*REQUIREMENT*
Report back each line of the records that contains the string "React".

=====

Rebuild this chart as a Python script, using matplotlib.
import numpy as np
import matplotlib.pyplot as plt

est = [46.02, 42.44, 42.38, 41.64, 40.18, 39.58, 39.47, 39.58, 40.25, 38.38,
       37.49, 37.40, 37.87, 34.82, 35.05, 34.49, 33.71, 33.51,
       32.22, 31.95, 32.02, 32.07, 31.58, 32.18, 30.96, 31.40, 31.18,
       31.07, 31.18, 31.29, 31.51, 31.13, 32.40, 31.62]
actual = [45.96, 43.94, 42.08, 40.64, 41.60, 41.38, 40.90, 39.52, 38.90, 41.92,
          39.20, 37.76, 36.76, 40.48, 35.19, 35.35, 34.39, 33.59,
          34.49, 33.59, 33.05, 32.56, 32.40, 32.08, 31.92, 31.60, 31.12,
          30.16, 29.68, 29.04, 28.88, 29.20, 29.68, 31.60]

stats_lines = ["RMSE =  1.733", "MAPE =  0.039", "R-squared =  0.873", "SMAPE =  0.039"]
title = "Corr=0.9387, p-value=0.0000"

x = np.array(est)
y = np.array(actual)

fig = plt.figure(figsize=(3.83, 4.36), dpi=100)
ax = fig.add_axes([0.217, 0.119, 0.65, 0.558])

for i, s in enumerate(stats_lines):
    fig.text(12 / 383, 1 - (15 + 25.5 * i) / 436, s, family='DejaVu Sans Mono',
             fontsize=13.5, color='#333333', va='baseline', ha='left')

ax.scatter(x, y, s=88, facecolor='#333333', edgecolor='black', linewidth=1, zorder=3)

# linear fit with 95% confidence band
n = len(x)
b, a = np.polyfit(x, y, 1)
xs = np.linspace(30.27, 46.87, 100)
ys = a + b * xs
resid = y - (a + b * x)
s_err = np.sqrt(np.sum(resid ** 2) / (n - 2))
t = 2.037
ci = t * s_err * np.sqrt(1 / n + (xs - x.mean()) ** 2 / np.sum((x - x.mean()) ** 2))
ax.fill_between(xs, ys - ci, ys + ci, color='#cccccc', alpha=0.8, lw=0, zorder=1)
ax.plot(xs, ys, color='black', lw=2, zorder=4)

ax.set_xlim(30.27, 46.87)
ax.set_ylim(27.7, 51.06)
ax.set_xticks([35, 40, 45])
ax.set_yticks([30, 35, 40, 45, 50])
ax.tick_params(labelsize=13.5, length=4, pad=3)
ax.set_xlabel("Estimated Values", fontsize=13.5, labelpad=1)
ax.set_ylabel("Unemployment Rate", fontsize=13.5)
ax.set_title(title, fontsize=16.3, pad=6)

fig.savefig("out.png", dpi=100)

=====

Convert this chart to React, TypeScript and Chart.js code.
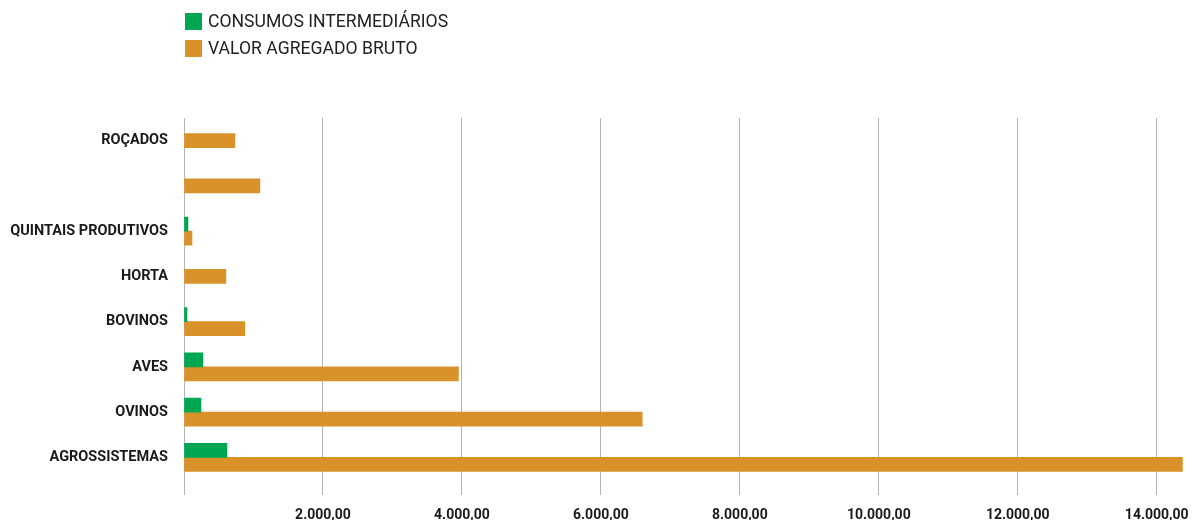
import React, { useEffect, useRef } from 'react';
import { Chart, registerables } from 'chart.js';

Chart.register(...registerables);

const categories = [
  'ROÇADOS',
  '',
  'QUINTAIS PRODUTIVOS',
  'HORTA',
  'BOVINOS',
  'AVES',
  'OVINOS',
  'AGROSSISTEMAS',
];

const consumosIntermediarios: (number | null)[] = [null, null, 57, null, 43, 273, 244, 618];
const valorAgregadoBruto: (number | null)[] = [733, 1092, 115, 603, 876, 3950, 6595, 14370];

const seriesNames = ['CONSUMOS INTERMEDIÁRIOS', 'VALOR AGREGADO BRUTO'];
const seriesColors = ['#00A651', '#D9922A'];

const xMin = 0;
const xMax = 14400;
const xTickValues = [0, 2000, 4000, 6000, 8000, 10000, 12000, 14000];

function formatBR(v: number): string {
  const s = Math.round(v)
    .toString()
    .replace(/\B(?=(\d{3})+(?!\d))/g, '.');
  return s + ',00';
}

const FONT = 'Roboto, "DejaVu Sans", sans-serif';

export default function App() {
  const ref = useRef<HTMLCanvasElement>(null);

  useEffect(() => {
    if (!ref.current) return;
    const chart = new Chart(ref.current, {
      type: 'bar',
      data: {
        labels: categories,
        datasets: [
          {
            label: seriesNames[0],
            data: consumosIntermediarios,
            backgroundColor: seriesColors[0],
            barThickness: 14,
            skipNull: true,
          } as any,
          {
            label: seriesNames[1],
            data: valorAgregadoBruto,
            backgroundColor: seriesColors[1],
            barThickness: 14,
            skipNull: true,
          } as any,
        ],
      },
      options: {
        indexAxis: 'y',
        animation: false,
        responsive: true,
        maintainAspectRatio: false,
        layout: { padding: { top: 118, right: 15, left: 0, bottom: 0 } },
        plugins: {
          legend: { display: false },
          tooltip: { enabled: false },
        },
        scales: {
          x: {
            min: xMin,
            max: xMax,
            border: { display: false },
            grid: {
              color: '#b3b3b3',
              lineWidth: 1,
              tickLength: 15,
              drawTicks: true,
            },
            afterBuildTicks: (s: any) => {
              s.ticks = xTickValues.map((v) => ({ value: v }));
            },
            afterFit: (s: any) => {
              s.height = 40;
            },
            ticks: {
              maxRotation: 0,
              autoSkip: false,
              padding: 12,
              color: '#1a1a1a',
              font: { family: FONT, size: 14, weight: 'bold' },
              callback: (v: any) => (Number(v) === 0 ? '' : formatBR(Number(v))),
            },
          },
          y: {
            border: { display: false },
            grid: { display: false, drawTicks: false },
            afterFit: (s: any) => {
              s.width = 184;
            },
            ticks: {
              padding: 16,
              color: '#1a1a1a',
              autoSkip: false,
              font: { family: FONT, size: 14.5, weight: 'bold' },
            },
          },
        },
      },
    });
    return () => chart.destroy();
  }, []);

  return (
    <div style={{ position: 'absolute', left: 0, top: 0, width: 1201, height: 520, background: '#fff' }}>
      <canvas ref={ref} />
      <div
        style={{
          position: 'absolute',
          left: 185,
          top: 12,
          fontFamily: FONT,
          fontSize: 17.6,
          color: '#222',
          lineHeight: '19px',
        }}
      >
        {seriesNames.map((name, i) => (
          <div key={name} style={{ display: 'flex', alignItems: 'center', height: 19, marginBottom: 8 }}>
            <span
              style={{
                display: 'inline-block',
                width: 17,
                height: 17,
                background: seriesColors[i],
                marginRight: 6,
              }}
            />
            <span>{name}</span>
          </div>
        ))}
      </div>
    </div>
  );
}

=====

*RESULT OF THIS TASK*
Convert this chart to React, TypeScript and Chart.js code.
import React, { useEffect, useRef } from 'react';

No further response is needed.